Short books. Short reviews.

Right now I am sitting next to a tall pile of shortish books that I've recently checked-out/half-read/read/avoided reading.Today I decided to touch each of the books and say thank you. Then I will not worry about finishing those unfinished among them and will return them to the library with a clear conscience. Those that I did finish will get a short review and I'll breathe a sigh of relief that I am free from the current spell they have me under.

Measuring Up by Lily LaMotte, illustrated by Ann Xu. This graphic novel won the 2022 Cybils Award for MG Graphic Novels.

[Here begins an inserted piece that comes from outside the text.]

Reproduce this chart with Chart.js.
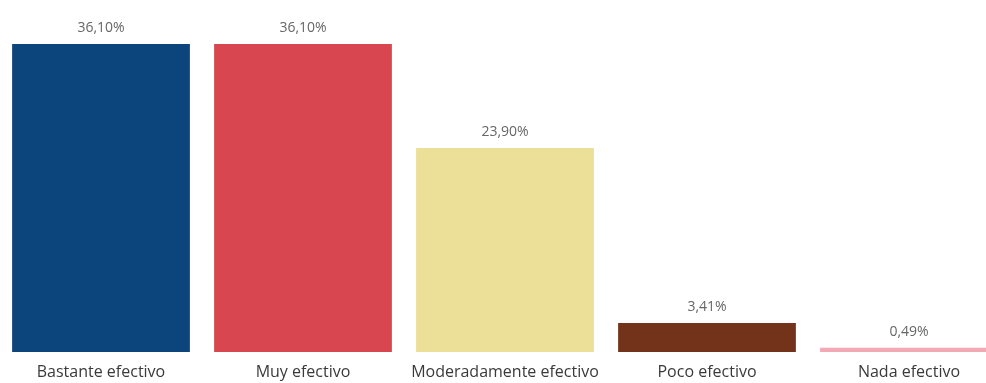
<!DOCTYPE html>
<html>
<head>
<meta charset="utf-8">
<script src="https://cdn.jsdelivr.net/npm/chart.js@4/dist/chart.umd.min.js"></script>
<style>
    html, body { margin: 0; padding: 0; background: #fff; overflow: hidden; }
    #wrap { width: 1010px; height: 383px; }
</style>
</head>
<body>
<div id="wrap"><canvas id="effChart" width="1010" height="383"></canvas></div>
<script>
const categories = ["Bastante efectivo", "Muy efectivo", "Moderadamente efectivo", "Poco efectivo", "Nada efectivo"];
const shareValues = [36.10, 36.10, 23.90, 3.41, 0.49];
const valueLabels = ["36,10%", "36,10%", "23,90%", "3,41%", "0,49%"];
const barColors = ["#0c447c", "#d8464f", "#ecdf97", "#73331a", "#f3a9b4"];

// draws the % labels above each bar
const valueLabelPlugin = {
    id: 'valueLabels',
    afterDatasetsDraw(chart) {
        const ctx = chart.ctx;
        const meta = chart.getDatasetMeta(0);
        ctx.save();
        ctx.font = '14px "Open Sans"';
        ctx.fillStyle = '#666666';
        ctx.textAlign = 'center';
        ctx.textBaseline = 'middle';
        meta.data.forEach(function(bar, i) {
            ctx.fillText(valueLabels[i], bar.x, bar.y - 16);
        });
        ctx.restore();
    }
};

new Chart("effChart", {
    type: "bar",
    data: {
        labels: categories,
        datasets: [{
            data: shareValues,
            backgroundColor: barColors,
            borderWidth: 0,
            barPercentage: 0.88,
            categoryPercentage: 1.0
        }]
    },
    options: {
        responsive: false,
        animation: false,
        layout: { padding: { top: 44, left: 0, right: 0, bottom: 2 } },
        plugins: {
            legend: { display: false },
            tooltip: { enabled: false }
        },
        scales: {
            x: {
                grid: { display: false, drawTicks: false },
                border: { display: false },
                ticks: {
                    color: '#3a3a3a',
                    padding: 11,
                    maxRotation: 0,
                    autoSkip: false,
                    font: { family: '"Open Sans"', size: 16 }
                },
                afterFit: function(axis) { axis.height = 29; }
            },
            y: {
                display: false,
                min: 0,
                max: 36.1
            }
        }
    },
    plugins: [valueLabelPlugin]
});
</script>
</body>
</html>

It is the story of Cici, a twelve-year-old girl whose parents have moved with her from Taiwan. Before leaving for America Cici's happiest moments are those spent with her A-ma (Grandmother). A-ma taught Cici to cook and how to make the most delicious food to eat. When she moved to America Cici desperately wanted to fit in at school but she also dearly wanted to have her A-ma visit them from Taiwan. She decided to try to raise the money for her A-ma's trip by entering a cooking competition. She has to channel her inner talents gained from cooking with her A-ma but also melding in ideas gained by reading Julia Child's cook book along the way. Can she make her own special foods by combining the two? This is a sweet, heart-warming story. (205 pages long.)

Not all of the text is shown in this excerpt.